Dönemin önemli şairlerinden olan Ali Ulvi Elöve ise, Çocuklarımıza Neşîdeler, adlı şiir kitabında La Fontaine, Victor Hugo ve Lamartine'den yaptığı şiir çevirilerinin yanında, ilhamını yine bu şairlerden aldığı şiirlere de kitabında yer vermiştir.

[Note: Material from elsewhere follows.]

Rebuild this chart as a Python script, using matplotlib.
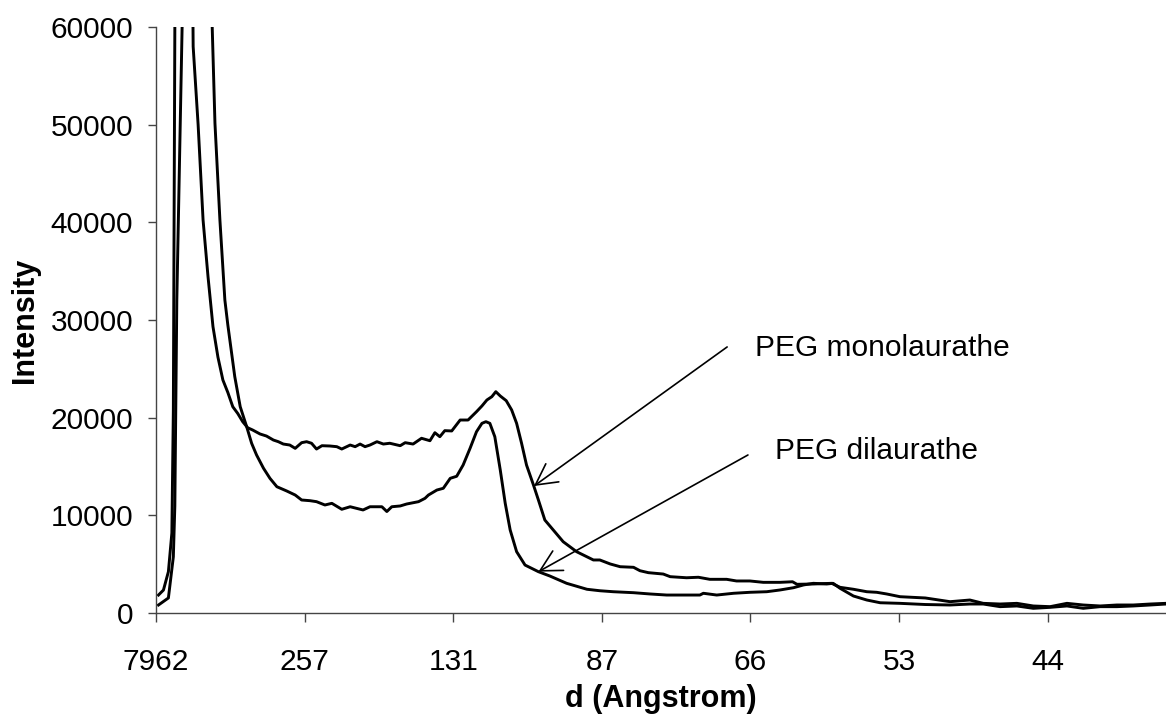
import matplotlib
matplotlib.use("Agg")
import matplotlib.pyplot as plt

plt.rcParams['font.family'] = ['Liberation Sans', 'DejaVu Sans']

# ---- data (channel index along the scan, 30 channels per labelled tick) ----
tick_labels = ["7962", "257", "131", "87", "66", "53", "44"]
tick_channels = [-0.5, 29.5, 59.5, 89.5, 119.5, 149.5, 179.5]

mono_ch = [0, 1.0, 2.0, 2.7, 3.0, 4.0, 5.0, 6.0, 7.0, 8.0, 9.0, 10.0, 11.0, 12.0,
           13.0, 14.0, 15.0, 16.0, 17.0, 18.0, 19.0, 20.5, 21.8, 23.2, 24.2, 25.2,
           26.5, 27.6, 28.9, 29.9, 30.9, 31.9, 33.0, 34.6, 36.0, 37.0, 38.7, 39.7,
           40.7, 41.7, 42.7, 44.1, 45.4, 46.7, 48.8, 49.8, 51.4, 53.1, 54.8, 55.8,
           56.8, 57.8, 59.2, 60.9, 62.5, 64.2, 65.3, 66.3, 67.3, 68.1, 69.0, 70.2,
           71.3, 72.3, 73.3, 74.3, 75.7, 76.7, 78.0, 79.7, 81.7, 84.4, 87.8, 89.1,
           91.2, 93.2, 95.9, 97.2, 98.9, 101.9, 103.3, 106.6, 109.0, 111.3, 114.7,
           116.7, 119.4, 122.1, 125.5, 128.0, 128.9, 132.2, 135.9, 137.6, 140.3,
           143.0, 145.0, 147.0, 149.7, 154.8, 159.8, 163.8, 166.5, 169.9, 173.3,
           176.6, 180.0, 183.4, 186.7, 190.1, 193.5, 196.8, 200.2, 203.4]
mono_I = [1840, 2350, 4230, 8190, 20790, 150000, 180000, 120000, 58000, 50000,
          40240, 34430, 29320, 26200, 23860, 22580, 21120, 20430, 19590, 18970,
          18740, 18330, 18120, 17710, 17540, 17300, 17200, 16860, 17440, 17540,
          17380, 16790, 17130, 17100, 17030, 16790, 17200, 17030, 17300, 17030,
          17200, 17540, 17300, 17380, 17130, 17440, 17300, 17890, 17640, 18460,
          18050, 18670, 18640, 19760, 19760, 20610, 21200, 21810, 22150, 22660,
          22220, 21740, 20790, 19420, 17380, 15150, 13110, 11570, 9520, 8500,
          7300, 6280, 5430, 5430, 5020, 4740, 4680, 4330, 4130, 3990, 3720, 3610,
          3660, 3450, 3450, 3280, 3280, 3140, 3140, 3200, 2940, 2970, 3040, 2630,
          2430, 2180, 2120, 1950, 1670, 1540, 1160, 1330, 990, 920, 990, 720, 650,
          990, 820, 720, 820, 820, 920, 990]

dilau_ch = [0, 2.0, 3.0, 3.3, 3.7, 5.0, 6.0, 7.0, 8.0, 9.0, 10.0, 11.4, 12.4, 13.4,
            14.0, 15.4, 16.5, 17.8, 18.8, 19.8, 21.2, 22.5, 23.9, 25.9, 27.6, 28.9,
            30.6, 31.9, 33.6, 35.0, 37.0, 38.7, 41.3, 42.7, 45.1, 46.1, 47.1, 48.8,
            50.1, 52.5, 53.8, 54.5, 56.2, 57.5, 58.9, 60.2, 61.5, 62.9, 64.2, 65.3,
            66.1, 66.9, 67.9, 69.0, 70.0, 71.0, 72.3, 74.0, 76.7, 79.0, 82.4, 86.5,
            89.1, 91.8, 95.9, 99.2, 102.6, 106.0, 109.3, 110.0, 112.7, 116.1, 119.4,
            122.8, 125.5, 128.2, 130.2, 132.2, 134.9, 136.2, 137.6, 140.3, 143.0,
            145.7, 149.7, 154.8, 159.8, 163.8, 166.5, 169.9, 173.3, 176.6, 180.0,
            183.4, 186.7, 190.1, 193.5, 196.8, 200.2, 203.4]
dilau_I = [820, 1540, 5760, 10960, 32050, 66000, 150000, 200000, 160000, 110000,
           75000, 50140, 40240, 32050, 29490, 24200, 21120, 19080, 17380, 16180,
           14820, 13790, 12930, 12490, 12080, 11570, 11500, 11400, 11060, 11230,
           10620, 10880, 10550, 10880, 10880, 10390, 10880, 10960, 11160, 11400,
           11740, 12080, 12590, 12770, 13790, 14000, 15150, 16860, 18560, 19420,
           19590, 19420, 18050, 14640, 11230, 8500, 6280, 4910, 4230, 3790, 3040,
           2430, 2280, 2180, 2080, 1950, 1840, 1840, 1840, 2020, 1840, 2020, 2120,
           2180, 2360, 2590, 2870, 3040, 2970, 3040, 2530, 1740, 1330, 1050, 990,
           870, 820, 920, 920, 650, 720, 480, 580, 720, 480, 650, 650, 720, 820, 920]

y_ticks = [0, 10000, 20000, 30000, 40000, 50000, 60000]

# ---- figure ----
fig = plt.figure(figsize=(11.66, 7.2), dpi=100)
ax = fig.add_axes([0.1338, 0.1486, 0.8662, 0.8139])

ax.plot(mono_ch, mono_I, color='black', lw=2.1, solid_joinstyle='round')
ax.plot(dilau_ch, dilau_I, color='black', lw=2.1, solid_joinstyle='round')

ax.set_xlim(-0.5, 203.4)
ax.set_ylim(0, 60000)
ax.set_yticks(y_ticks)
ax.set_yticklabels([str(v) for v in y_ticks])
ax.set_xticks(tick_channels)
ax.set_xticklabels(tick_labels)

for s in ['top', 'right']:
    ax.spines[s].set_visible(False)
for s in ['left', 'bottom']:
    ax.spines[s].set_color('#444444')
    ax.spines[s].set_linewidth(1.0)

ax.tick_params(axis='x', direction='out', length=6.8, width=1.0, color='#444444',
               labelsize=21.5, pad=18.5)
ax.tick_params(axis='y', direction='out', length=5.8, width=1.0, color='#444444',
               labelsize=21.5, pad=10.5)

ax.set_xlabel('d (Angstrom)', fontsize=22, fontweight='bold', labelpad=6)
ax.set_ylabel('Intensity', fontsize=22, fontweight='bold', labelpad=8)

arrow = dict(arrowstyle='->,head_length=1.5,head_width=0.8', color='black',
             lw=1.2, shrinkA=0, shrinkB=0, mutation_scale=10)
ax.annotate('', xy=(75.8, 13000), xytext=(114.8, 27240), arrowprops=arrow)
ax.annotate('', xy=(76.7, 4230), xytext=(119.0, 16180), arrowprops=arrow)
ax.text(120.4, 27130, 'PEG monolaurathe', fontsize=21.5, ha='left', va='center')
ax.text(124.5, 16590, 'PEG dilaurathe', fontsize=21.5, ha='left', va='center')

fig.savefig('out.png', dpi=100)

Millî Edebiyat dönemi içinde yer alan şairler arasında çocuklara yönelik şiir yazan, veya yazdıkları ile çocuk şiirine dolaylı olarak katkıda bulunan şairlerimiz olmuştur. Mehmet Emin Yurdakul, Ziya Gökalp, Fuat Köprülü, Kâzım Nami Duru, Celâl Sahir Erozan, Ahmet Cevat Emre, İsmail Hikmet Ertaylan, Fazıl Ahmet Aykaç gibi şairlerimiz, akıcı ve duru bir dille yazmış oldukları şiirler ile uzun yıllar bu alandaki boşluğu doldurmaya çalışmışlardır.

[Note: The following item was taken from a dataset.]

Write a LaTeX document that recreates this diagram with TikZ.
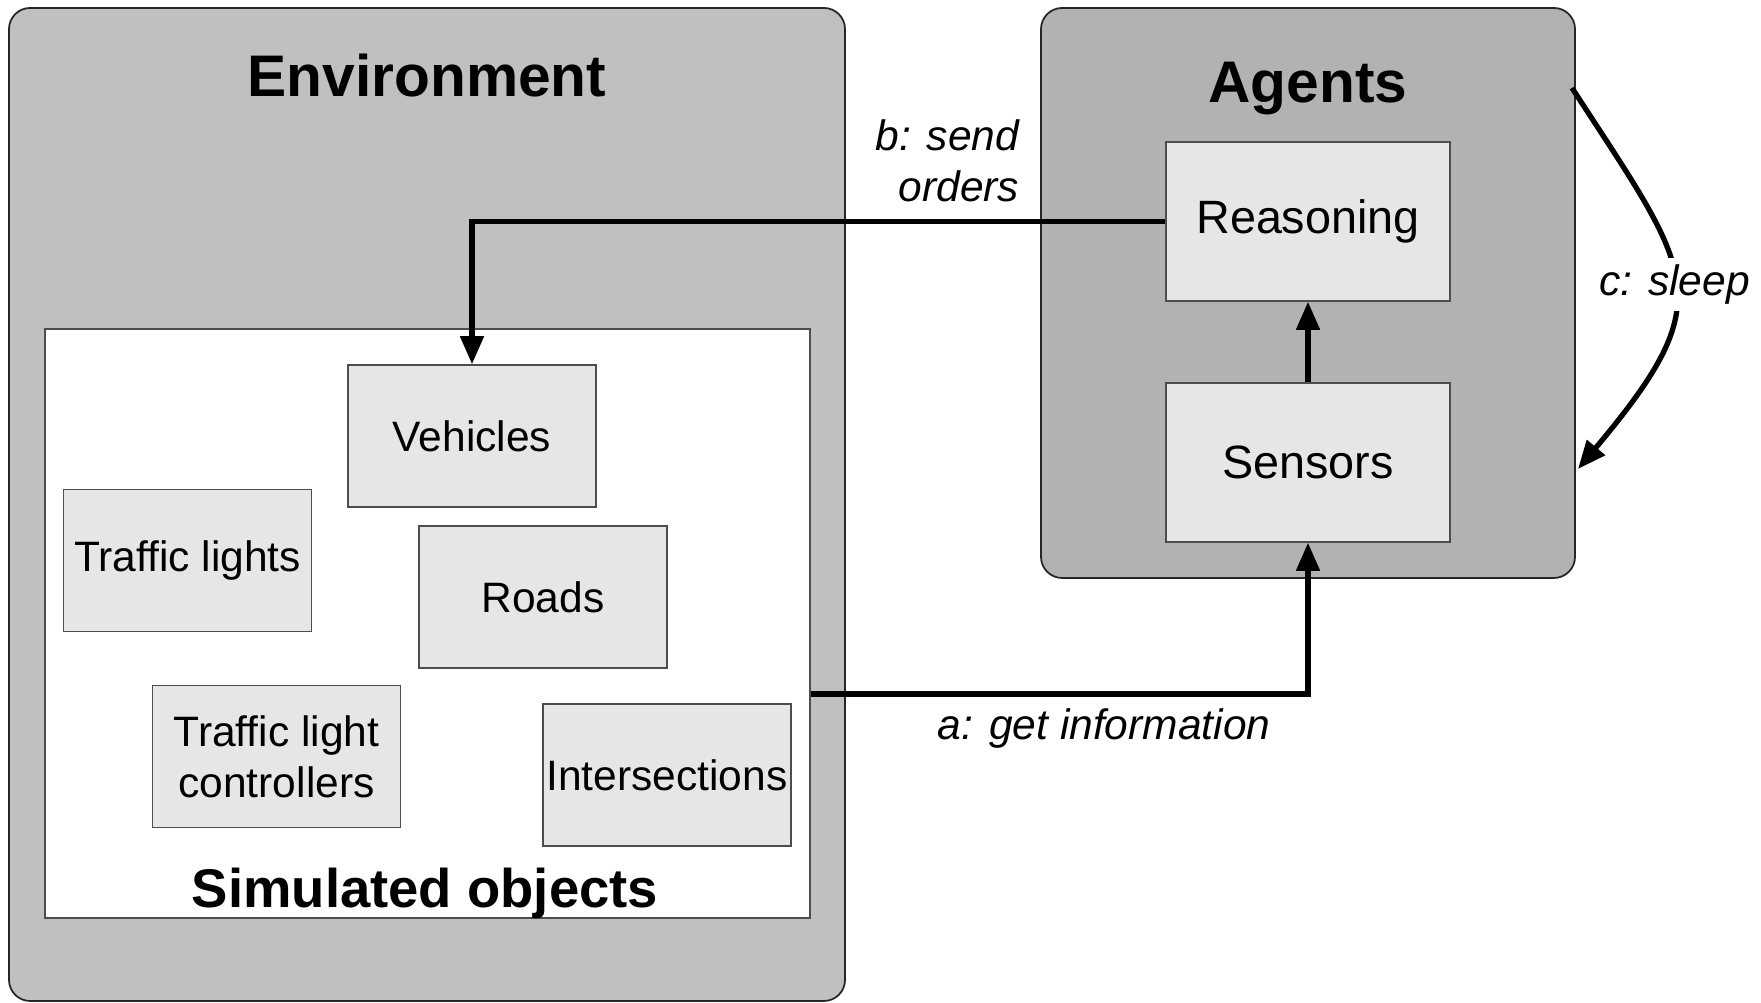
\documentclass[tikz,border=0pt]{standalone}
\usepackage{fontspec}
\setmainfont{Liberation Sans}
\usetikzlibrary{positioning,arrows.meta}
\definecolor{grisentorno}{HTML}{C0C0C0}
\definecolor{grisagentes}{HTML}{B2B2B2}
\definecolor{griscaja}{HTML}{E6E6E6}
\definecolor{bordecaja}{HTML}{4D4D4D}
\newcommand{\letranormal}{\fontsize{12.1}{14.5}\selectfont}
\tikzset{
  grupo/.style={rectangle, rounded corners=6pt, draw=black!85, line width=0.5pt},
  zona/.style={rectangle, draw=bordecaja, fill=white, line width=0.5pt},
  caja/.style={rectangle, draw=bordecaja, fill=griscaja, align=center, inner sep=1pt,
    minimum width=2.48cm, minimum height=1.42cm, font=\letranormal},
  cajagrande/.style={caja, minimum width=2.84cm, minimum height=1.59cm,
    font=\fontsize{13.3}{16}\selectfont},
  titulo/.style={font=\fontsize{16.7}{20}\selectfont\bfseries, anchor=base},
  etiqueta/.style={font=\letranormal\itshape, align=center},
  flecha/.style={-{Triangle[length=8pt,width=6.5pt]}, line width=1.5pt},
}

\begin{document}
\begin{tikzpicture}
    \useasboundingbox (0,0) rectangle (17.61,10.03);
    % Environment
    \node[grupo, fill=grisentorno, minimum width=8.36cm, minimum height=9.93cm] (env) at (4.27,4.985) {};
    \node[titulo] (envtit) at (4.27,9.06) {Environment};
    \node[zona, minimum width=7.65cm, minimum height=5.89cm] (sim) at (4.275,3.795) {};
    \node[titulo, font=\fontsize{15.5}{18}\selectfont\bfseries] (simtit) at (4.25,0.95) {Simulated objects};
    \node[caja] (veh) at (4.72,5.67) {Vehicles};
    \node[caja] (luces) at (1.875,4.425) {Traffic lights};
    \node[caja] (vias) at (5.43,4.06) {Roads};
    \node[caja] (ctrl) at (2.765,2.465) {Traffic light\\controllers};
    \node[caja] (inter) at (6.67,2.28) {Intersections};
    % Agents
    \node[grupo, fill=grisagentes, minimum width=5.34cm, minimum height=5.70cm] (agt) at (13.08,7.10) {};
    \node[titulo] (agttit) at (13.08,9.00) {Agents};
    \node[cajagrande] (razon) at (13.08,7.815) {Reasoning};
    \node[cajagrande] (sens) at (13.08,5.405) {Sensors};
    % a, b, c
    \draw[flecha] (sens) -- (razon);
    \draw[flecha] ([yshift=-0.705cm]sim.east) -| node[etiqueta, below, pos=0.295]{a: get information} (sens.south);
    \draw[flecha] (razon.west) -| node[etiqueta, align=right, anchor=south east, pos=0.095, yshift=1.5pt]{b: send\\orders} (veh.north);
    \coordinate (sueno1) at (15.72,9.15);
    \coordinate (sueno2) at (15.78,5.34);
    \draw[flecha] (sueno1) to[out=-57, in=50, looseness=1.5]
      node[etiqueta, fill=white, inner sep=2pt]{c: sleep} (sueno2);
  \end{tikzpicture}
\end{document}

Özellikle Ziya Gökalp'in çocuklar için sade bir dille yazdığı “Kızıl Elma” “Yeni Hayat”, “Altın Işık” adlı şiirlerinde, çocuklara milli ve manevi değerlerimizi benimsetmeyi amaçlamıştır. Yine aynı dönemin sanatçılarından M. E. Yurdakul'un şiirleri de didaktik özellik taşıdığı görülür.

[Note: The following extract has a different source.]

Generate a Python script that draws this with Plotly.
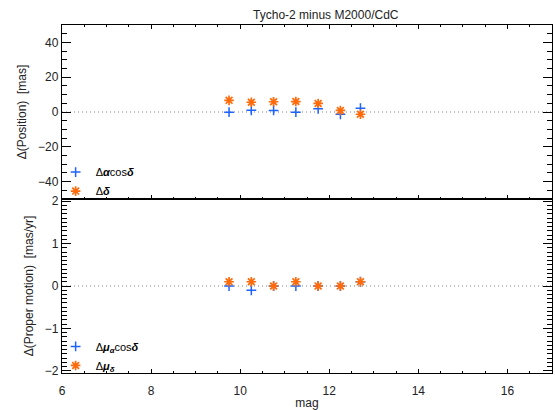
import plotly.graph_objects as go
from plotly.subplots import make_subplots

# ---- data ----
mag = [9.75, 10.25, 10.75, 11.25, 11.75, 12.25, 12.7]
d_ra_cosdec = [-0.1, 1.0, 0.9, -0.1, 1.8, -1.3, 2.2]      # mas
d_dec = [6.7, 5.6, 5.9, 6.0, 4.9, 0.9, -1.3]              # mas
d_pmra_cosdec = [0.0, -0.1, 0.0, 0.0, 0.0, 0.0, 0.1]      # mas/yr
d_pmdec = [0.1, 0.1, 0.0, 0.1, 0.0, 0.0, 0.1]             # mas/yr

title = "Tycho-2 minus M2000/CdC"
ytitle_top = "Δ(Position)  [mas]"
ytitle_bot = "Δ(Proper motion)  [mas/yr]"
xtitle = "mag"

BLUE = "#1f63ff"
ORANGE = "#ff6a0a"
FONT = "Liberation Sans, Arial, sans-serif"

fig = make_subplots(rows=2, cols=1, shared_xaxes=True, vertical_spacing=0)

plus = dict(symbol="cross-thin-open", size=7, color=BLUE, line=dict(color=BLUE, width=1.5))
star = dict(symbol="asterisk-open", size=8, color=ORANGE, line=dict(color=ORANGE, width=1.7))

fig.add_trace(go.Scatter(x=mag, y=d_ra_cosdec, mode="markers", marker=plus,
                         name="Δ<b><i>α</i></b>cos<b><i>δ</i></b>", legend="legend"), row=1, col=1)
fig.add_trace(go.Scatter(x=mag, y=d_dec, mode="markers", marker=star,
                         name="Δ<b><i>δ</i></b>", legend="legend"), row=1, col=1)
fig.add_trace(go.Scatter(x=mag, y=d_pmra_cosdec, mode="markers", marker=plus,
                         name="Δ<b><i>μ</i></b><sub><b><i>α</i></b></sub>cos<b><i>δ</i></b>",
                         legend="legend2"), row=2, col=1)
fig.add_trace(go.Scatter(x=mag, y=d_pmdec, mode="markers", marker=star,
                         name="Δ<b><i>μ</i></b><sub><b><i>δ</i></b></sub>", legend="legend2"), row=2, col=1)

# dotted zero lines
for xref, yref in (("x domain", "y"), ("x2 domain", "y2")):
    fig.add_shape(type="line", xref=xref, yref=yref,
                  x0=0, x1=1, y0=0, y1=0, line=dict(color="#808080", width=1.2, dash="1px,3px"),
                  layer="below")

axis_common = dict(showline=True, linecolor="black", linewidth=1.3, ticks="inside",
                   tickcolor="black", tickwidth=1, showgrid=False, zeroline=False,
                   tickfont=dict(family=FONT, size=12, color="#222"))

fig.update_xaxes(range=[6, 17], dtick=2, tick0=6, ticklen=4,
                 minor=dict(dtick=0.5, ticklen=2, ticks="inside", tickcolor="black"),
                 **axis_common)
fig.update_xaxes(mirror="allticks", showticklabels=False, row=1, col=1)
fig.update_xaxes(mirror=True, ticklabelstandoff=6,
                 title=dict(text=xtitle, font=dict(family=FONT, size=12, color="#222"), standoff=2),
                 row=2, col=1)

fig.update_yaxes(mirror="allticks", **axis_common)
fig.update_yaxes(range=[-50, 50], dtick=20, tick0=0, ticklen=9,
                 minor=dict(dtick=5, ticklen=5, ticks="inside", tickcolor="black"),
                 title=dict(text=ytitle_top, font=dict(family=FONT, size=12, color="#222"), standoff=8),
                 row=1, col=1)
fig.update_yaxes(range=[-2.05, 2.05], dtick=1, tick0=0, ticklen=9,
                 minor=dict(dtick=0.1, ticklen=5, ticks="inside", tickcolor="black"),
                 title=dict(text=ytitle_bot, font=dict(family=FONT, size=12, color="#222"), standoff=8),
                 row=2, col=1)

legend_common = dict(xanchor="left", yanchor="bottom", bgcolor="rgba(0,0,0,0)",
                     font=dict(family=FONT, size=11, color="black"),
                     itemwidth=30, tracegroupgap=0)

fig.update_layout(
    width=555, height=410,
    margin=dict(l=62, r=2, t=25, b=35),
    plot_bgcolor="white", paper_bgcolor="white",
    title=dict(text=title, x=0.587, xanchor="center", y=0.965, yanchor="middle",
               font=dict(family=FONT, size=12, color="#222")),
    legend=dict(x=-0.013, y=0.481, **legend_common),
    legend2=dict(x=-0.013, y=-0.02, **legend_common),
    showlegend=True,
)

fig.write_html("out.html", config={"displayModeBar": False},
               post_script="document.body.style.margin='0';document.body.style.padding='0';")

Fuat Köprülü, çocuklara yönelik yazmış olduğu şiirlerini “Mektep Şiirleri” adlı bir kitabında bir araya getirmiştir. Bunların dışında, dönemin birçok şairi çocuklara yönelik şiirler yazdıkları, bu şiirlerde daha çok öğretici öğeleri ön plana çıkardıklarını görmekteyiz.

Cumhuriyet’in ilk yıllarında, çocuk şiirleri alanına eğilen sanatçılarımızdan Orhan Seyfi Orhon, Yusuf Ziya Ortaç, Halit Fahri Ozansoy, Ruşen Eşref Ünaydın, Enis Behiç Koryürek, Samih Rıfatı ve Faruk Nafiz Çamlıbel’in adlarını saymak mümkündür.

Harf İnkılabı ile birlikte birçok şairimiz, değişik konularda ve seviyelerde çocuklara yönelik şiirler kaleme almışlardır. Bu şairlerimiz arasında Hasan Âli Yücel, Vasfi Mahir Kocatürk, Necmettin Halil Onan, Orhan Şaik Gökyay, Necmettin Halil Onan, Ömer Bedrettin Uşaklı, Kemâlettin Kamu, Halide Nusret Zorlutuna, Behçet Kemal Çağlar, Emin Recep Gürel, Faruk Gürtunca, İlhami Bekir Tez ve Galip Naşit Arı’yı sayabiliriz. Bu şairlerimizin dışında, Ceyhun Atuf Kansu, İbrahim Zeki Burdurlu, Halim Yağcıoğlu, Hasan Şimşek gibi şairlerimiz de, çocuk şiirine eğilen şairlerimizden olmuşlardır.

Bu noktada şiirin çocuk için ne ifade ettiği üzerinde durmanın gereğine inanıyoruz. Kimi araştırmacılar, şiirin çocuk için olanı, büyük için olanı diye bir ayrıma karşı çıkmakla birlikte, çocuk kavramının niteliği bizi böyle bir ayrıma itmektedir. Eğer bir çocuk şiirinden söz etmek mecburiyetinde isek, bu şiirin niteliklerini de belirlememiz gerekmektedir.